これを、おカネを出した回数の12回で割ると、78カ月÷12=6.5カ月となります。これが全12回のおカネの平均預け入れ期間ということになります。つまり1万円の利益を得るために1万円×6.5カ月=6.5万円を1年間預けたのと同じということですから、おおよその利回りは1万円÷6.5万円≒15.38%ということになります。

これは確かに、かなり高い利回りと言っていいでしょう。ただ、利回りが重要なのはあくまでも金融商品の場合です。「友の会積み立て」は金融商品というわけではありません。

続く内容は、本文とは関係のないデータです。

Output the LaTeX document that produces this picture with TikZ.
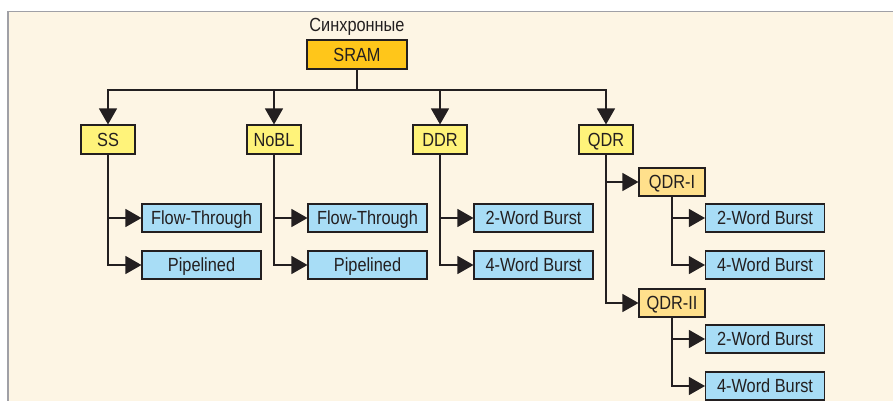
\documentclass[tikz,border=0pt]{standalone}
\usepackage{fontspec}
\setmainfont{Liberation Sans}[FakeStretch=0.86]
\usetikzlibrary{arrows.meta}
\definecolor{cream}{RGB}{253,245,228}
\definecolor{frame}{RGB}{160,160,166}
\definecolor{ink}{RGB}{35,31,32}
\definecolor{gold}{RGB}{255,198,26}
\definecolor{lyellow}{RGB}{255,243,122}
\definecolor{lblue}{RGB}{168,221,246}
\definecolor{lorange}{RGB}{255,224,140}
\tikzset{
  box/.style={draw=ink, line width=1.1pt, inner sep=0pt, text=ink,
    font=\fontsize{19}{20}\selectfont, text height=13.6pt, text depth=0pt},
  rootbox/.style={box, fill=gold, minimum width=100pt, minimum height=29pt},
  midbox/.style={box, fill=lyellow, minimum width=54pt, minimum height=29pt},
  qbox/.style={box, fill=lorange, minimum width=66pt, minimum height=28pt},
  leafbox/.style={box, fill=lblue, minimum width=119pt, minimum height=28pt},
  arr/.style={draw=ink, line width=1.2pt, -{Triangle[length=16pt,width=18pt]}},
  conn/.style={draw=ink, line width=1.2pt}
}
\begin{document}
\begin{tikzpicture}[x=1pt,y=-1pt]
\useasboundingbox (0,0) rectangle (893,401);
\fill[white] (0,0) rectangle (893,401);
\fill[cream] (8,11.5) rectangle (893,401);
\draw[frame, line width=1.8pt] (8,401) -- (8,11.5) -- (893,11.5);

\node[text=ink, font=\fontsize{19}{20}\selectfont, inner sep=0pt, text height=13.6pt, text depth=0pt] (title) at (357,25) {Синхронные};
\node[rootbox] (sram) at (357,54.5) {SRAM};

\node[midbox] (ss) at (108,139.5) {SS};
\node[midbox] (nobl) at (274,139.5) {NoBL};
\node[midbox] (ddr) at (440,139.5) {DDR};
\node[midbox] (qdr) at (606,139.5) {QDR};

\node[leafbox] (ssft) at (201.5,218) {Flow-Through};
\node[leafbox] (sspl) at (201.5,265) {Pipelined};
\node[leafbox] (noft) at (367.5,218) {Flow-Through};
\node[leafbox] (nopl) at (367.5,265) {Pipelined};
\node[leafbox] (ddrtwo) at (533.5,218) {2-Word Burst};
\node[leafbox] (ddrfour) at (533.5,265) {4-Word Burst};

\node[qbox] (qone) at (672,182) {QDR-I};
\node[qbox] (qtwo) at (672,303) {QDR-II};
\node[leafbox] (qonetwo) at (765,218) {2-Word Burst};
\node[leafbox] (qonefour) at (765,265) {4-Word Burst};
\node[leafbox] (qtwotwo) at (765,339) {2-Word Burst};
\node[leafbox] (qtwofour) at (765,386) {4-Word Burst};

\coordinate (bus) at (357,90);
\draw[arr] (sram.south) -- (bus) -| (ss.north);
\draw[arr] (sram.south) -- (bus) -| (nobl.north);
\draw[arr] (sram.south) -- (bus) -| (ddr.north);
\draw[arr] (sram.south) -- (bus) -| (qdr.north);

\draw[arr] (ss.south) |- (ssft.west);
\draw[arr] (ss.south) |- (sspl.west);
\draw[arr] (nobl.south) |- (noft.west);
\draw[arr] (nobl.south) |- (nopl.west);
\draw[arr] (ddr.south) |- (ddrtwo.west);
\draw[arr] (ddr.south) |- (ddrfour.west);
\draw[arr] (qdr.south) |- (qone.west);
\draw[arr] (qdr.south) |- (qtwo.west);
\draw[arr] (qone.south) |- (qonetwo.west);
\draw[arr] (qone.south) |- (qonefour.west);
\draw[arr] (qtwo.south) |- (qtwotwo.west);
\draw[arr] (qtwo.south) |- (qtwofour.west);
\end{tikzpicture}
\end{document}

いつでも現金化できるわけではありませんし、積み立てで得られた金券は、その百貨店および系列のお店でしか利用できないからです。

百貨店にとっても、メリットは大きい

このように考えてみると、「友の会積み立て」は積み立て貯蓄という金融商品ではなく、小売店における「ポイントサービス」に近い性格のものだと言っていいでしょう。

買い物をしたからつくポイントではありませんが、将来買い物をする予定のおカネをお店に預けておくことでつくポイントですから、方法が違うだけで本質は「ポイントサービス」と同じと考えていいのです。

したがって、15%という数字は、金融商品における利回りと同一に論じることはできません。

では、これをお店の側から見てみるとどうでしょうか。15%を超えるような高い金利をつけるメリットがあるのでしょうか。

実は百貨店側から見れば、付与する金利は実質的にはもっと低いのです。前述のように積み立てたおカネは必ず自分のところで使ってくれますから、これは売り上げの先取りです。

具体的な数字でいうと、顧客は13万円の買い物をしてくれるわけですから、売り上げ13万円となり、それに対して1万円を負担することになります。この経費率は1万円÷13万円≒7.7%です。

それぐらいの経費率の増加であれば、売り上げが増えることによる利益の増加でカバーすることは十分可能です。友の会の人数を増やすことで売り上げが増えれば、粗利が増えますから、7.7%の販促費をカバーしても得られるメリットは大きいと考えていいでしょう。どんな商売でもそうですが、売り手が損をするような商売は絶対にするわけがないのです。